April 4, 2017 by Presbyterian Foundation

On Jesus:

Monroe told the story of Christ from divine birth to bloody crucifixion. He included all the famous details and, while keeping it simple, he summoned all the eloquence he could. When he’d finished, he sat back waiting for a reaction.

Esco said, “And you say all this took place some time ago?”

Monroe said, “Two thousand years, if you consider that some time ago.”

“Oh, I’d call that a stretch all right,” Esco said. He looked at his hands where they hung from his wrists. He flexed the fingers and looked at them critically as if trying the fittings of a new implement. He thought on the story a while and then said, “And what this fellow came down for was to save us?”

“Yes,” Monroe said.

“From our own bad natures and the like?”

“And still they done him like they did? Spiked him up and knifed him and all?”

“Yes indeed,” Monroe said.

“But you say the story’s been passed around some hundred score years?” Esco said.

“Nearly.”

“So to say, a long time.”

“A very long time.”

Esco grinned as if he had solved a puzzle and stood up and slapped Monroe on the shoulder and said, “Well, about all we can do is hope it ain’t so.”

Charles Frazier, Cold Mountain

On Worship:

Sunday was a weekly battle that Annie relished. She not only wanted to skip church, she wanted to elucidate other family members in the folly of their going. While others arrived at the breakfast table dressed for service, Annie would waltz down late, waving around a Blockbuster Video bag. “While you’re listening to the shaman drone on and on, I’ll be here enjoying the Sunday paper, my orange juice, and a Preston Sturgis comedy.”
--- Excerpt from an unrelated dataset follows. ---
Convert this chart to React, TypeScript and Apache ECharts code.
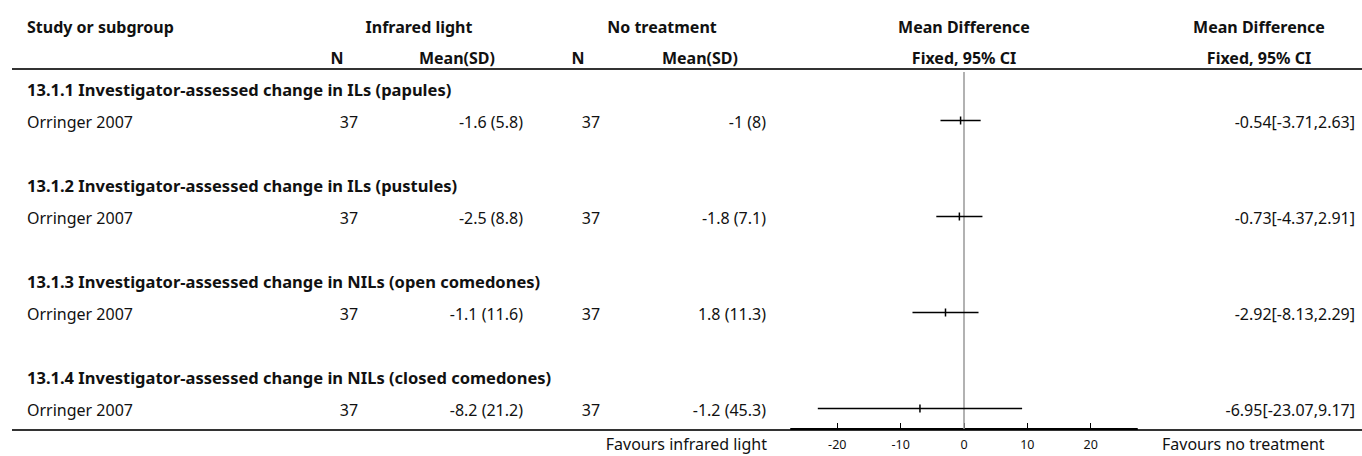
import React, { useEffect, useRef } from "react";
import * as echarts from "echarts";

// Forest plot: infrared light vs no treatment, mean difference (fixed, 95% CI)
const subgroups = [
  "13.1.1 Investigator-assessed change in ILs (papules)",
  "13.1.2 Investigator-assessed change in ILs (pustules)",
  "13.1.3 Investigator-assessed change in NILs (open comedones)",
  "13.1.4 Investigator-assessed change in NILs (closed comedones)",
];
const studies = ["Orringer 2007", "Orringer 2007", "Orringer 2007", "Orringer 2007"];
const irN = [37, 37, 37, 37];
const irMean = [-1.6, -2.5, -1.1, -8.2];
const irSD = [5.8, 8.8, 11.6, 21.2];
const ntN = [37, 37, 37, 37];
const ntMean = [-1, -1.8, 1.8, -1.2];
const ntSD = [8, 7.1, 11.3, 45.3];
const meanDiff = [-0.54, -0.73, -2.92, -6.95];
const ciLow = [-3.71, -4.37, -8.13, -23.07];
const ciHigh = [2.63, 2.91, 2.29, 9.17];
const axisTicks = [-20, -10, 0, 10, 20];
const leftFavour = "Favours infrared light";
const rightFavour = "Favours no treatment";

const FONT = "'Noto Sans', 'DejaVu Sans', sans-serif";
const FS = 16;
const FS_BOLD = 16;
const FS_GROUP = 16.5;
const INK = "#111";

// column anchors (px)
const COL = {
  study: 27,
  irN: 349,
  irMean: 523,
  ntN: 591,
  ntMean: 766,
  effect: 1355,
};

const fmtMeanSD = (m: number, s: number) => `${m} (${s})`;
const fmtEffect = (m: number, l: number, h: number) =>
  `${m.toFixed(2)}[${l.toFixed(2)},${h.toFixed(2)}]`;

function headerText(text: string, x: number, y: number, align: string, bold = true) {
  return {
    type: "text",
    x,
    y,
    silent: true,
    style: {
      text,
      align,
      verticalAlign: "middle",
      fontFamily: FONT,
      fontSize: bold ? FS_BOLD : FS,
      fontWeight: bold ? "bold" : "normal",
      fill: INK,
    },
  };
}

export default function App() {
  const ref = useRef<HTMLDivElement>(null);

  useEffect(() => {
    if (!ref.current) return;
    const chart = echarts.init(ref.current, undefined, { renderer: "svg" });

    const studyData = studies.map((_, i) => [ciLow[i], ciHigh[i], meanDiff[i], 3 * i + 1]);
    const groupData = subgroups.map((_, i) => [0, 3 * i]);

    const option: any = {
      animation: false,
      backgroundColor: "#fff",
      grid: { left: 791, width: 346, top: 72, height: 357, containLabel: false },
      xAxis: {
        type: "value",
        position: "bottom",
        min: -27.3,
        max: 27.3,
        axisLine: { show: true, onZero: false, lineStyle: { color: "#000", width: 2 } },
        axisTick: {
          show: true,
          inside: true,
          length: 6,
          customValues: axisTicks,
          lineStyle: { color: "#000", width: 1 },
        },
        axisLabel: {
          show: true,
          customValues: axisTicks,
          margin: 9,
          fontFamily: FONT,
          fontSize: 12.5,
          color: INK,
        },
        splitLine: { show: false },
      },
      yAxis: {
        type: "value",
        inverse: true,
        min: -0.5625,
        max: 10.594,
        show: false,
      },
      graphic: [
        { type: "line", shape: { x1: 12, y1: 69, x2: 1362, y2: 69 }, style: { stroke: "#333", lineWidth: 2 }, silent: true },
        { type: "line", shape: { x1: 12, y1: 430, x2: 1362, y2: 430 }, style: { stroke: "#333", lineWidth: 2 }, silent: true, z: -1 },
        headerText("Study or subgroup", 27, 27, "left"),
        headerText("Infrared light", 419, 27, "center"),
        headerText("No treatment", 662, 27, "center"),
        headerText("Mean Difference", 964, 27, "center"),
        headerText("Mean Difference", 1259, 27, "center"),
        headerText("N", 337, 58, "center"),
        headerText("Mean(SD)", 495, 58, "right"),
        headerText("N", 578, 58, "center"),
        headerText("Mean(SD)", 738, 58, "right"),
        headerText("Fixed, 95% CI", 964, 58, "center"),
        headerText("Fixed, 95% CI", 1259, 58, "center"),
        headerText(leftFavour, 767, 444, "right", false),
        headerText(rightFavour, 1162, 444, "left", false),
      ],
      series: [
        {
          type: "custom",
          name: "subgroups",
          clip: false,
          data: groupData,
          encode: { x: 0, y: 1 },
          renderItem: (params: any, api: any) => {
            const p = api.coord([0, api.value(1)]);
            return {
              type: "text",
              x: COL.study,
              y: p[1],
              style: {
                text: subgroups[params.dataIndex],
                align: "left",
                verticalAlign: "middle",
                fontFamily: FONT,
                fontSize: FS_GROUP,
                fontWeight: "bold",
                fill: INK,
              },
            };
          },
        },
        {
          type: "custom",
          name: "studies",
          clip: false,
          data: studyData,
          encode: { x: [0, 1, 2], y: 3 },
          renderItem: (params: any, api: any) => {
            const i = params.dataIndex;
            const row = api.value(3);
            const lo = api.coord([api.value(0), row]);
            const hi = api.coord([api.value(1), row]);
            const pt = api.coord([api.value(2), row]);
            const y = pt[1] - 1.5;
            const ty = pt[1] + 0.5;
            const txt = (x: number, text: string, align: string) => ({
              type: "text",
              x,
              y: ty,
              style: {
                text,
                align,
                verticalAlign: "middle",
                fontFamily: FONT,
                fontSize: FS,
                fill: INK,
              },
            });
            return {
              type: "group",
              children: [
                {
                  type: "line",
                  shape: { x1: lo[0], y1: y, x2: hi[0], y2: y },
                  style: { stroke: "#000", lineWidth: 1.5 },
                },
                {
                  type: "line",
                  shape: { x1: pt[0], y1: y - 4, x2: pt[0], y2: y + 4 },
                  style: { stroke: "#000", lineWidth: 1.5 },
                },
                txt(COL.study, studies[i], "left"),
                txt(COL.irN, String(irN[i]), "center"),
                txt(COL.irMean, fmtMeanSD(irMean[i], irSD[i]), "right"),
                txt(COL.ntN, String(ntN[i]), "center"),
                txt(COL.ntMean, fmtMeanSD(ntMean[i], ntSD[i]), "right"),
                txt(COL.effect, fmtEffect(meanDiff[i], ciLow[i], ciHigh[i]), "right"),
              ],
            };
          },
          markLine: {
            silent: true,
            symbol: "none",
            label: { show: false },
            lineStyle: { color: "#999", width: 1.5, type: "solid" },
            data: [{ xAxis: 0 }],
            z: 1,
          },
          z: 3,
        },
      ],
    };

    chart.setOption(option);
    return () => chart.dispose();
  }, []);

  return (
    <div
      ref={ref}
      style={{ position: "fixed", left: 0, top: 0, width: 1362, height: 456, background: "#fff" }}
    />
  );
}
There was a short-lived attempt to coerce church attendance by grounding her or withholding privileges of some kind but Annie declared she would simply stand right up in church, interrupt the sermon anytime she felt something ignorant, fatuous, or demonstrably hypocritical was being preached with questions like: If we’re so full of brotherly feeling, why aren’t there any black people in our gated community of a church? Or: In imitation of Jesus, I think we should have an outreach to the men’s shelter not four miles from here. I will draw up the flyers and arrange for transportation. Any Christian objections? Her mother and father believed she would do it, too, so she got to stay home.

Wilton Barnhardt, Lookaway, Lookaway

On Easter:

Easter had always struck Fogel as a holiday without real punch, though there was, among the more vivid of his childhood memories, a magical peep into a big sugar egg … But, generally, the festivity that should attend the day had fallen rather flat: quarrelsome and embarrassed family church attendances, with nobody quite comfortable in pristine Easter clothes; melancholy egg hunts in some muddy backyard, the smallest child confused and victimized; headachy brunches where the champagne punch tasted sour and the conversation lagged.